Maduro’s government, like Saddam Hussein’s in and indeed before 2003, has shown itself more than willing to cut American corporations in on its oil wealth on very favorable terms. But in neither case will the Americans take yes for an answer. Why not? Because both nations—Iraq in 2003 and Venezuela today—were and are committed to maintaining full sovereignty, one of whose expressions is a commitment to the Palestinian resistance struggle against Zionist genocide.

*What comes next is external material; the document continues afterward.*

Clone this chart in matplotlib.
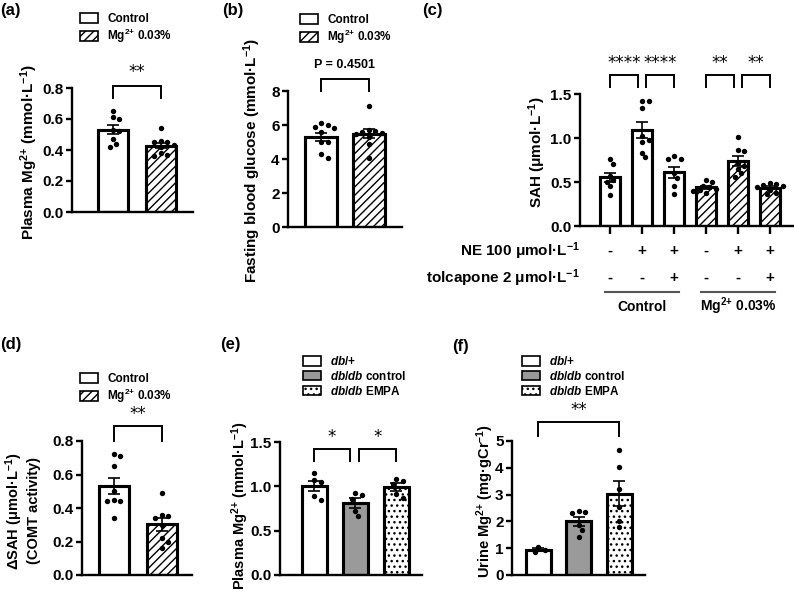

Today, Venezuela is strongly allied with the anti-genocide nations of Iran and Yemen. It maintains political, financial, and logistical ties with Hezbollah. And though Maduro’s Bolivarian government would be happy to strike win-win oil deals with US companies, it reserves the right to maintain a sovereign foreign policy in general, and to ally itself with the Palestinian people in their struggle against Zionist genocide in particular. This is exactly the same position that Saddam Hussein’s government assumed in 2003.

That’s unacceptable to the US, because the US is dominated by a disproportionately Jewish-Zionist billionaire oligarchy that is loyal not to US interests, but to the interests of the genocidal entity occupying Palestine. When an oil-rich, potentially powerful country like Iraq or Venezuela chooses to ally itself with the Palestinian liberation struggle, the Jewish Zionists insist that that country must be destroyed, no matter the cost in blood and treasure.

That’s why Bush and Trump have to lie about the reasons for war. If they told the truth—“the Zionist billionaire crime bosses want to run America into the ground by waging pointlessly destructive wars for Israel”—the American people might be tempted to put an end to that oligarchy, and to the malignant Zionist entity itself.